What to do »
Every record below should be written out exactly; pictures stay out.

>> BEGIN Source data

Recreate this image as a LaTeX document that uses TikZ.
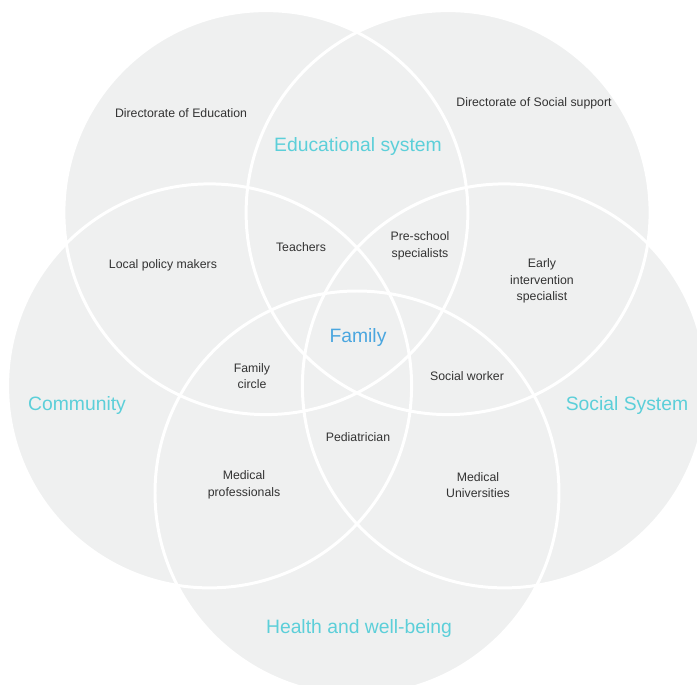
\documentclass[tikz,border=0pt]{standalone}
\usepackage{fontspec}
\setmainfont{Liberation Sans}
\definecolor{relleno}{HTML}{EFF0F0}
\definecolor{turquesa}{HTML}{5CCFD9}
\definecolor{azulfam}{HTML}{4AA6DF}
\definecolor{texto}{HTML}{333333}
\begin{document}
\begin{tikzpicture}[
		actor/.style={font=\fontsize{7}{9.4}\selectfont,text=texto,align=center,inner sep=1pt},
		sistema/.style={font=\fontsize{11}{13}\selectfont,text=turquesa,inner sep=1pt}
	]
		
		% Marco
		\path[fill=white,use as bounding box] (-7.14,-6.92) rectangle (6.80,6.76);
		
		% Círculos
		\foreach \a in {126,54,342,270,198}
			\fill[relleno] (\a:3.1) circle[radius=4.04];
		\foreach \a in {126,54,342,270,198}
			\draw[white,line width=1.7pt] (\a:3.1) circle[radius=4.04];
		
		% Sistemas
		\node[sistema] (edu) at (0.02,3.82) {Educational system};
		\node[sistema] (com) at (-5.6,-1.36) {Community};
		\node[sistema] (soc) at (5.4,-1.36) {Social System};
		\node[sistema] (sal) at (0.04,-5.8) {Health and well-being};
		\node[sistema,text=azulfam] (fam) at (0.02,0) {Family};
		
		% Actores
		\node[actor] (direDu) at (-3.52,4.5) {Directorate of Education};
		\node[actor] (dirSoc) at (3.54,4.7) {Directorate of Social support};
		\node[actor] (local) at (-3.88,1.46) {Local policy makers};
		\node[actor] (maestros) at (-1.12,1.82) {Teachers};
		\node[actor] (presc) at (1.26,1.84) {Pre-school\\specialists};
		\node[actor] (temprana) at (3.7,1.14) {Early\\intervention\\specialist};
		\node[actor] (circulo) at (-2.1,-0.76) {Family\\circle};
		\node[actor] (trabSoc) at (2.2,-0.76) {Social worker};
		\node[actor] (pediatra) at (0.02,-1.98) {Pediatrician};
		\node[actor] (medProf) at (-2.26,-2.94) {Medical\\professionals};
		\node[actor] (medUni) at (2.42,-2.94) {Medical\\Universities};
		
	\end{tikzpicture}
\end{document}
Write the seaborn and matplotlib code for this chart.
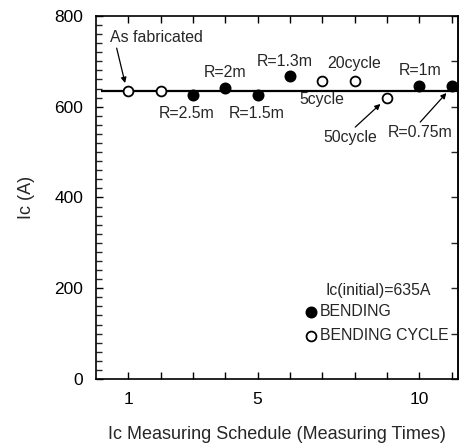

>> END Source data

Response to the task »
Recreate this image as a LaTeX document that uses TikZ.
\documentclass[tikz,border=0pt]{standalone}
\usepackage{fontspec}
\setmainfont{Liberation Sans}
\definecolor{relleno}{HTML}{EFF0F0}
\definecolor{turquesa}{HTML}{5CCFD9}
\definecolor{azulfam}{HTML}{4AA6DF}
\definecolor{texto}{HTML}{333333}
\begin{document}
\begin{tikzpicture}[
		actor/.style={font=\fontsize{7}{9.4}\selectfont,text=texto,align=center,inner sep=1pt},
		sistema/.style={font=\fontsize{11}{13}\selectfont,text=turquesa,inner sep=1pt}
	]
		
		% Marco
		\path[fill=white,use as bounding box] (-7.14,-6.92) rectangle (6.80,6.76);
		
		% Círculos
		\foreach \a in {126,54,342,270,198}
			\fill[relleno] (\a:3.1) circle[radius=4.04];
		\foreach \a in {126,54,342,270,198}
			\draw[white,line width=1.7pt] (\a:3.1) circle[radius=4.04];
		
		% Sistemas
		\node[sistema] (edu) at (0.02,3.82) {Educational system};
		\node[sistema] (com) at (-5.6,-1.36) {Community};
		\node[sistema] (soc) at (5.4,-1.36) {Social System};
		\node[sistema] (sal) at (0.04,-5.8) {Health and well-being};
		\node[sistema,text=azulfam] (fam) at (0.02,0) {Family};
		
		% Actores
		\node[actor] (direDu) at (-3.52,4.5) {Directorate of Education};
		\node[actor] (dirSoc) at (3.54,4.7) {Directorate of Social support};
		\node[actor] (local) at (-3.88,1.46) {Local policy makers};
		\node[actor] (maestros) at (-1.12,1.82) {Teachers};
		\node[actor] (presc) at (1.26,1.84) {Pre-school\\specialists};
		\node[actor] (temprana) at (3.7,1.14) {Early\\intervention\\specialist};
		\node[actor] (circulo) at (-2.1,-0.76) {Family\\circle};
		\node[actor] (trabSoc) at (2.2,-0.76) {Social worker};
		\node[actor] (pediatra) at (0.02,-1.98) {Pediatrician};
		\node[actor] (medProf) at (-2.26,-2.94) {Medical\\professionals};
		\node[actor] (medUni) at (2.42,-2.94) {Medical\\Universities};
		
	\end{tikzpicture}
\end{document}
Write the seaborn and matplotlib code for this chart.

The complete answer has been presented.